Prompt:
Repeat the listing that follows, character for character, minus the pictures.

The records:
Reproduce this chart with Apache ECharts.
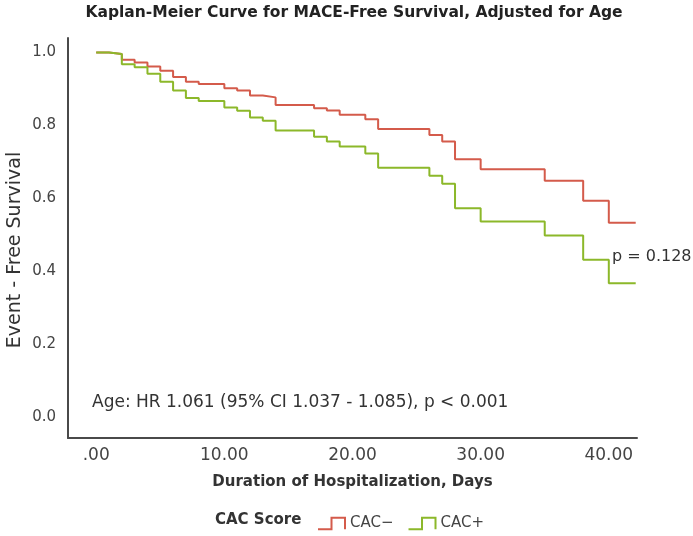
<!DOCTYPE html>
<html><head><meta charset="utf-8">
<script src="https://cdn.jsdelivr.net/npm/echarts@6/dist/echarts.min.js"></script>
<style>html,body{margin:0;padding:0;background:#fff}#c{width:693px;height:536px}</style>
</head><body><div id="c"></div>
<script>
// Event times (days) read from the step positions; last entry is end of follow-up
const eventDays = [0,1,2,3,4,5,6,7,8,10,11,12,13,14,17,18,19,21,22,26,27,28,30,35,38,40,42.1];
const cacNeg = [1.0,0.996,0.980,0.973,0.962,0.950,0.933,0.920,0.914,0.902,0.896,0.882,0.877,0.856,0.847,0.841,0.829,0.817,0.790,0.774,0.756,0.707,0.680,0.648,0.593,0.533,0.533];
const cacPos = [1.0,0.996,0.968,0.960,0.942,0.920,0.896,0.875,0.867,0.849,0.840,0.822,0.813,0.786,0.769,0.756,0.742,0.723,0.684,0.662,0.640,0.573,0.536,0.498,0.431,0.367,0.367];
const seriesNames = ['CAC\u2212','CAC+'];
const xTicks = [0,10,20,30,40];
const xTickLabels = ['.00','10.00','20.00','30.00','40.00'];
const yTicks = [0,0.2,0.4,0.6,0.8,1.0];
const yTickLabels = ['0.0','0.2','0.4','0.6','0.8','1.0'];

const RED = '#d45b4b', GREEN = '#8cb82a';
const FONT = '"DejaVu Sans", "Noto Sans", sans-serif';
const stepIcon = 'path://M0,12 L13,12 L13,1 L26,1 L26,12';

const chart = echarts.init(document.getElementById('c'), null, {renderer:'canvas'});
const pair = (xs, ys) => xs.map((x,i)=>[x, ys[i]]);

chart.setOption({
  animation: false,
  textStyle: {fontFamily: FONT},
  grid: {left: 68, right: 56, top: 38, bottom: 98},
  xAxis: {
    type: 'value', min: -2.2, max: 42.2,
    splitLine: {show:false},
    axisTick: {show:false},
    axisLine: {show:true, onZero:false, lineStyle:{color:'#4a4a4a', width:2}},
    axisLabel: {customValues: xTicks, formatter: v => xTickLabels[xTicks.indexOf(v)], color:'#444', fontSize:17, margin:9, fontFamily: FONT},
    name: 'Duration of Hospitalization, Days', nameLocation:'middle', nameGap: 37,
    nameTextStyle: {color:'#333', fontSize:15, fontWeight:'bold', fontFamily: FONT}
  },
  yAxis: {
    type: 'value', min: -0.058, max: 1.04,
    splitLine: {show:false},
    axisTick: {show:false},
    axisLine: {show:true, onZero:false, lineStyle:{color:'#4a4a4a', width:2}},
    axisLabel: {customValues: yTicks, formatter: v => yTickLabels[yTicks.findIndex(t=>Math.abs(t-v)<1e-6)], color:'#444', fontSize:15, margin:12, fontFamily: FONT}
  },
  legend: {
    left: 312, top: 511, itemWidth: 27, itemHeight: 13, itemGap: 14,
    textStyle: {color:'#444', fontSize:15, fontFamily: FONT},
    data: [
      {name: seriesNames[0], icon: stepIcon, itemStyle:{color:'rgba(0,0,0,0)', borderColor: RED, borderWidth:2}},
      {name: seriesNames[1], icon: stepIcon, itemStyle:{color:'rgba(0,0,0,0)', borderColor: GREEN, borderWidth:2}}
    ]
  },
  graphic: [
    {type:'text', x: 354, y: 13, style:{text:'Kaplan-Meier Curve for MACE-Free Survival, Adjusted for Age', fill:'#222', font:'bold 15.5px '+FONT, align:'center', verticalAlign:'middle'}},
    {type:'text', x: 15, y: 250, rotation: Math.PI/2, style:{text:'Event - Free Survival', fill:'#333', font:'19px '+FONT, align:'center', verticalAlign:'middle'}},
    {type:'text', x: 92, y: 403, style:{text:'Age: HR 1.061 (95% CI 1.037 - 1.085), p < 0.001', fill:'#333', font:'17px '+FONT, verticalAlign:'middle'}},
    {type:'text', x: 612, y: 257, style:{text:'p = 0.128', fill:'#333', font:'16px '+FONT, verticalAlign:'middle'}},
    {type:'text', x: 215, y: 520, style:{text:'CAC Score', fill:'#333', font:'bold 15px '+FONT, verticalAlign:'middle'}}
  ],
  series: [
    {name: seriesNames[0], type:'line', step:'end', showSymbol:false, data: pair(eventDays, cacNeg), lineStyle:{color:RED, width:2}, itemStyle:{color:RED}},
    {name: seriesNames[1], type:'line', step:'end', showSymbol:false, data: pair(eventDays, cacPos), lineStyle:{color:GREEN, width:2}, itemStyle:{color:GREEN}}
  ]
});
</script></body></html>
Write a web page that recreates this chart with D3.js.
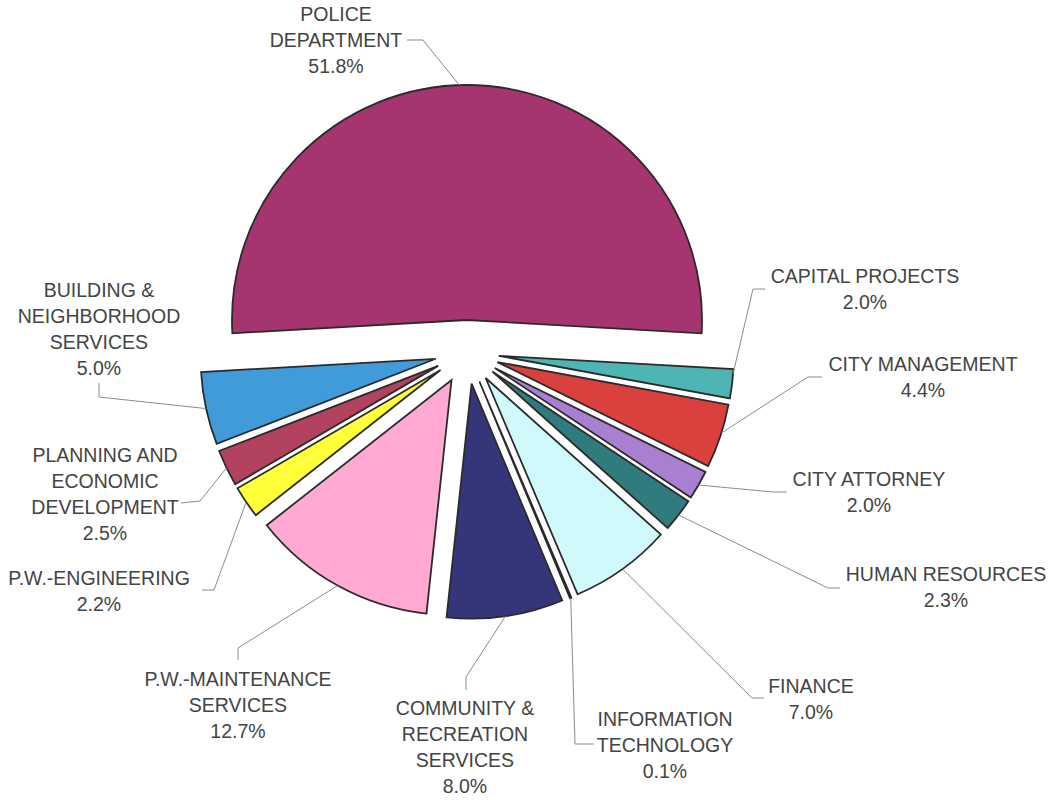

Task solution:
Reproduce this chart with Apache ECharts.
<!DOCTYPE html>
<html><head><meta charset="utf-8">
<script src="https://cdn.jsdelivr.net/npm/echarts@6/dist/echarts.min.js"></script>
<style>html,body{margin:0;padding:0;background:#fff}#c{width:693px;height:536px}</style>
</head><body><div id="c"></div>
<script>
// Event times (days) read from the step positions; last entry is end of follow-up
const eventDays = [0,1,2,3,4,5,6,7,8,10,11,12,13,14,17,18,19,21,22,26,27,28,30,35,38,40,42.1];
const cacNeg = [1.0,0.996,0.980,0.973,0.962,0.950,0.933,0.920,0.914,0.902,0.896,0.882,0.877,0.856,0.847,0.841,0.829,0.817,0.790,0.774,0.756,0.707,0.680,0.648,0.593,0.533,0.533];
const cacPos = [1.0,0.996,0.968,0.960,0.942,0.920,0.896,0.875,0.867,0.849,0.840,0.822,0.813,0.786,0.769,0.756,0.742,0.723,0.684,0.662,0.640,0.573,0.536,0.498,0.431,0.367,0.367];
const seriesNames = ['CAC\u2212','CAC+'];
const xTicks = [0,10,20,30,40];
const xTickLabels = ['.00','10.00','20.00','30.00','40.00'];
const yTicks = [0,0.2,0.4,0.6,0.8,1.0];
const yTickLabels = ['0.0','0.2','0.4','0.6','0.8','1.0'];

const RED = '#d45b4b', GREEN = '#8cb82a';
const FONT = '"DejaVu Sans", "Noto Sans", sans-serif';
const stepIcon = 'path://M0,12 L13,12 L13,1 L26,1 L26,12';

const chart = echarts.init(document.getElementById('c'), null, {renderer:'canvas'});
const pair = (xs, ys) => xs.map((x,i)=>[x, ys[i]]);

chart.setOption({
  animation: false,
  textStyle: {fontFamily: FONT},
  grid: {left: 68, right: 56, top: 38, bottom: 98},
  xAxis: {
    type: 'value', min: -2.2, max: 42.2,
    splitLine: {show:false},
    axisTick: {show:false},
    axisLine: {show:true, onZero:false, lineStyle:{color:'#4a4a4a', width:2}},
    axisLabel: {customValues: xTicks, formatter: v => xTickLabels[xTicks.indexOf(v)], color:'#444', fontSize:17, margin:9, fontFamily: FONT},
    name: 'Duration of Hospitalization, Days', nameLocation:'middle', nameGap: 37,
    nameTextStyle: {color:'#333', fontSize:15, fontWeight:'bold', fontFamily: FONT}
  },
  yAxis: {
    type: 'value', min: -0.058, max: 1.04,
    splitLine: {show:false},
    axisTick: {show:false},
    axisLine: {show:true, onZero:false, lineStyle:{color:'#4a4a4a', width:2}},
    axisLabel: {customValues: yTicks, formatter: v => yTickLabels[yTicks.findIndex(t=>Math.abs(t-v)<1e-6)], color:'#444', fontSize:15, margin:12, fontFamily: FONT}
  },
  legend: {
    left: 312, top: 511, itemWidth: 27, itemHeight: 13, itemGap: 14,
    textStyle: {color:'#444', fontSize:15, fontFamily: FONT},
    data: [
      {name: seriesNames[0], icon: stepIcon, itemStyle:{color:'rgba(0,0,0,0)', borderColor: RED, borderWidth:2}},
      {name: seriesNames[1], icon: stepIcon, itemStyle:{color:'rgba(0,0,0,0)', borderColor: GREEN, borderWidth:2}}
    ]
  },
  graphic: [
    {type:'text', x: 354, y: 13, style:{text:'Kaplan-Meier Curve for MACE-Free Survival, Adjusted for Age', fill:'#222', font:'bold 15.5px '+FONT, align:'center', verticalAlign:'middle'}},
    {type:'text', x: 15, y: 250, rotation: Math.PI/2, style:{text:'Event - Free Survival', fill:'#333', font:'19px '+FONT, align:'center', verticalAlign:'middle'}},
    {type:'text', x: 92, y: 403, style:{text:'Age: HR 1.061 (95% CI 1.037 - 1.085), p < 0.001', fill:'#333', font:'17px '+FONT, verticalAlign:'middle'}},
    {type:'text', x: 612, y: 257, style:{text:'p = 0.128', fill:'#333', font:'16px '+FONT, verticalAlign:'middle'}},
    {type:'text', x: 215, y: 520, style:{text:'CAC Score', fill:'#333', font:'bold 15px '+FONT, verticalAlign:'middle'}}
  ],
  series: [
    {name: seriesNames[0], type:'line', step:'end', showSymbol:false, data: pair(eventDays, cacNeg), lineStyle:{color:RED, width:2}, itemStyle:{color:RED}},
    {name: seriesNames[1], type:'line', step:'end', showSymbol:false, data: pair(eventDays, cacPos), lineStyle:{color:GREEN, width:2}, itemStyle:{color:GREEN}}
  ]
});
</script></body></html>
Write a web page that recreates this chart with D3.js.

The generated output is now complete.